No se nos ocurre un acto más civilizado que evitar que alguien disponga de lo que no ha ganado por sus propios méritos
El derecho a desheredar no requiere además tener que dar explicaciones a nadie. Es un acto omnipotente. Libertario. Los herederos ni siquiera tienen la opción del pataleo. No se nos ocurre un acto más civilizado que evitar que alguien disponga de lo que no ha ganado por sus propios méritos. Esta reforma en las sucesiones, en caso de generalizarse, sería un auténtico caballo de Troya contra el sistema. Una acción más efectiva que la revolución --jacobina ma non troppo-- que pregonan los muchachos de Podemos. Es así. De entrada, zarandearía los cimientos de esa institución, tan inquietante, que es la empresa familiar: una sociedad mercantil donde lo público --la empresa-- se mezcla con lo privado --la familia--. Y, por supuesto, mejorará la cohabitación en nuestros hogares: la libertad para dejar a los hijos sin su parte del pastel comunal ayudará a que los vínculos de sangre no se basen nunca más en el interés material, sino en ese sentimiento puro que llamamos amor paterno-filial, y viceversa.

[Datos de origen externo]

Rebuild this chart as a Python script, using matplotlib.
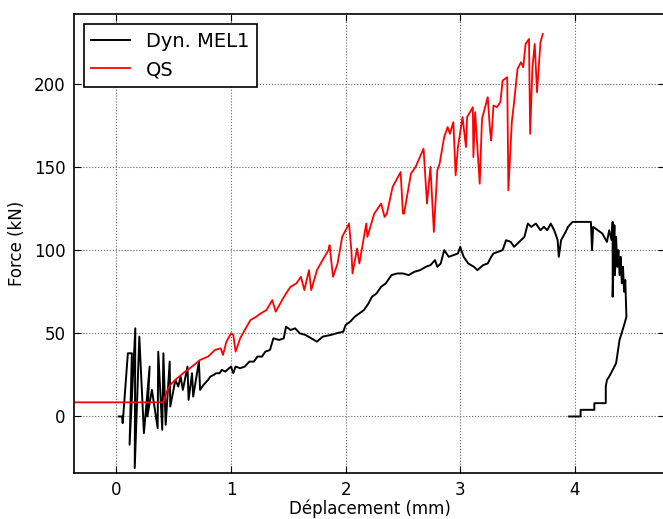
import matplotlib
matplotlib.use("Agg")
import matplotlib.pyplot as plt

# Dyn. MEL1 (displacement mm, force kN)
dyn_x = [0.02, 0.05, 0.055, 0.10, 0.135, 0.115, 0.165, 0.16, 0.20, 0.24, 0.29, 0.27, 0.31, 0.36,
         0.365, 0.40, 0.41, 0.43, 0.465, 0.47, 0.515, 0.54, 0.56, 0.58, 0.62, 0.63, 0.66, 0.67,
         0.72, 0.73, 0.76, 0.80, 0.82, 0.85, 0.87, 0.90, 0.92, 0.95, 1.00, 1.02, 1.04, 1.08, 1.12,
         1.16, 1.20, 1.23, 1.27, 1.30, 1.34, 1.37, 1.42, 1.46, 1.48, 1.52, 1.56, 1.60, 1.65, 1.70,
         1.75, 1.80, 1.87, 1.92, 1.98, 2.00, 2.04, 2.08, 2.12, 2.16, 2.20, 2.23, 2.27, 2.31, 2.35,
         2.40, 2.45, 2.50, 2.55, 2.60, 2.65, 2.70, 2.74, 2.78, 2.80, 2.83, 2.86, 2.90, 2.94, 2.98,
         3.00, 3.03, 3.07, 3.12, 3.15, 3.20, 3.24, 3.27, 3.29, 3.33, 3.37, 3.40, 3.44, 3.47, 3.50,
         3.53, 3.56, 3.59, 3.62, 3.66, 3.70, 3.73, 3.76, 3.79, 3.82, 3.85, 3.86, 3.88, 3.92, 3.94,
         3.98, 4.14, 4.15, 4.16, 4.20, 4.24, 4.28, 4.30, 4.32, 4.33, 4.33, 4.345, 4.35, 4.36, 4.37,
         4.38, 4.39, 4.40, 4.41, 4.42, 4.43, 4.44, 4.45, 4.43, 4.39, 4.36, 4.30, 4.28, 4.27, 4.27,
         4.17, 4.17, 4.05, 4.05, 3.95]
dyn_y = [0, 0, -4, 38, 38, -17, 53, -31, 48, -10, 30, 0, 16, -7,
         39, -8, 38, -5, 33, 6, 22, 18, 24, 16, 30, 10, 26, 12,
         33, 16, 19, 22, 24, 25, 26, 26, 28, 27, 30, 26, 30, 29, 30,
         33, 33, 36, 36, 39, 40, 47, 46, 47, 54, 52, 53, 50, 49, 47,
         45, 48, 49, 50, 51, 55, 57, 60, 62, 64, 68, 72, 74, 78, 80,
         85, 86, 86, 85, 87, 88, 90, 91, 94, 90, 92, 100, 96, 97, 98,
         102, 96, 92, 90, 88, 91, 92, 96, 98, 99, 100, 106, 105, 102, 104,
         106, 108, 116, 114, 116, 112, 114, 112, 116, 112, 106, 96, 106, 111, 114,
         117, 117, 100, 114, 112, 110, 105, 112, 106, 117, 72, 115, 85, 108, 90,
         100, 85, 96, 80, 90, 75, 82, 60, 55, 46, 32, 24, 22, 18, 8,
         8, 4, 4, 0, 0]

# QS
qs_x = [-0.37, 0.41, 0.44, 0.47, 0.53, 0.60, 0.66, 0.73, 0.80, 0.86, 0.91, 0.93, 0.96, 1.00,
        1.02, 1.04, 1.08, 1.12, 1.17, 1.22, 1.26, 1.31, 1.36, 1.39, 1.43, 1.48, 1.52, 1.57,
        1.61, 1.64, 1.68, 1.70, 1.75, 1.79, 1.85, 1.86, 1.89, 1.93, 1.97, 2.03, 2.05, 2.06,
        2.10, 2.12, 2.18, 2.19, 2.25, 2.31, 2.34, 2.36, 2.41, 2.48, 2.50, 2.51, 2.57, 2.61,
        2.68, 2.71, 2.74, 2.77, 2.80, 2.82, 2.86, 2.89, 2.91, 2.94, 2.96, 2.98, 3.02, 3.05,
        3.06, 3.11, 3.115, 3.13, 3.17, 3.19, 3.24, 3.26, 3.27, 3.29, 3.32, 3.35, 3.37, 3.41,
        3.42, 3.45, 3.47, 3.50, 3.53, 3.55, 3.57, 3.60, 3.61, 3.63, 3.65, 3.67, 3.70, 3.72]
qs_y = [8.5, 8.5, 15, 19, 23, 27, 30, 34, 36, 40, 41, 37, 45, 50,
        49, 39, 47, 52, 58, 60, 62, 64, 70, 63, 68, 74, 78, 80,
        84, 76, 88, 76, 88, 93, 100, 103, 84, 92, 108, 116, 100, 86,
        101, 92, 116, 108, 122, 128, 120, 122, 138, 147, 122, 122, 146, 150,
        161, 128, 150, 111, 148, 152, 168, 174, 170, 177, 145, 162, 180, 162,
        180, 186, 156, 183, 140, 179, 192, 172, 166, 187, 186, 189, 202, 204,
        136, 177, 189, 209, 213, 210, 224, 227, 170, 210, 224, 195, 225, 230]

x_ticks = [0, 1, 2, 3, 4]
y_ticks = [0, 50, 100, 150, 200]

fig = plt.figure(figsize=(6.63, 5.19), dpi=100)
ax = fig.add_axes([0.1116, 0.0886, 0.892, 0.8844])

ax.plot(dyn_x, dyn_y, color='black', lw=1.4, label='Dyn. MEL1')
ax.plot(qs_x, qs_y, color='red', lw=1.3, label='QS')

ax.set_xlim(-0.37, 4.79)
ax.set_ylim(-34, 242)
ax.set_xticks(x_ticks)
ax.set_yticks(y_ticks)
ax.tick_params(direction='in', top=True, right=True, length=5, labelsize=12, pad=6)
ax.grid(True, linestyle=':', color='#666666', linewidth=0.8)
for s in ax.spines.values():
    s.set_linewidth(1.2)

ax.set_xlabel('Déplacement (mm)', fontsize=12, labelpad=0)
ax.set_ylabel('Force (kN)', fontsize=12, labelpad=6)

leg = ax.legend(loc='upper left', fontsize=14, fancybox=False, framealpha=1,
                edgecolor='black', handlelength=2.0, borderaxespad=0.5)
leg.get_frame().set_linewidth(1.2)

fig.savefig('out.png', dpi=100)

Todo son ventajas. El único problema que le vemos a la idea es que se queda muy corta. No se aplica, por ejemplo, a los hijos únicos. Y tampoco rige en el terreno de la política, donde una reforma sucesoria debería ir en sentido opuesto al civil para evitar que el dominio público siga siendo administrado por nuestros próceres como un mayorazgo feudal. Si se aplicara en España una separación estricta entre lo público y lo privado, la monarquía dejaría --civilizadamente-- de ser una institución hereditaria para convertirse en electiva, aunque no le llamemos república por no animar a los viejos rockeros. Y la mayoría de los jefes de las taifas autonómicas, incluido el Gobierno central, que es la taifa mayor, tendrían prohibido designar con el dedo a sus herederos. Ya lo dijo G.K. Chesterton: las herencias ficticias no se celebran nunca. Sería absurdo. Con el derecho a desheredar, además de europeos, nos convertiríamos automáticamente en ciudadanos más silenciosos. Desheredados, eso es indudable, pero con un envidiable estilo estoico que nos obligaría a vivir de nuestros hechos, no de la azarosa suerte de los falsos linajes donde el esfuerzo personal no tiene arte ni parte.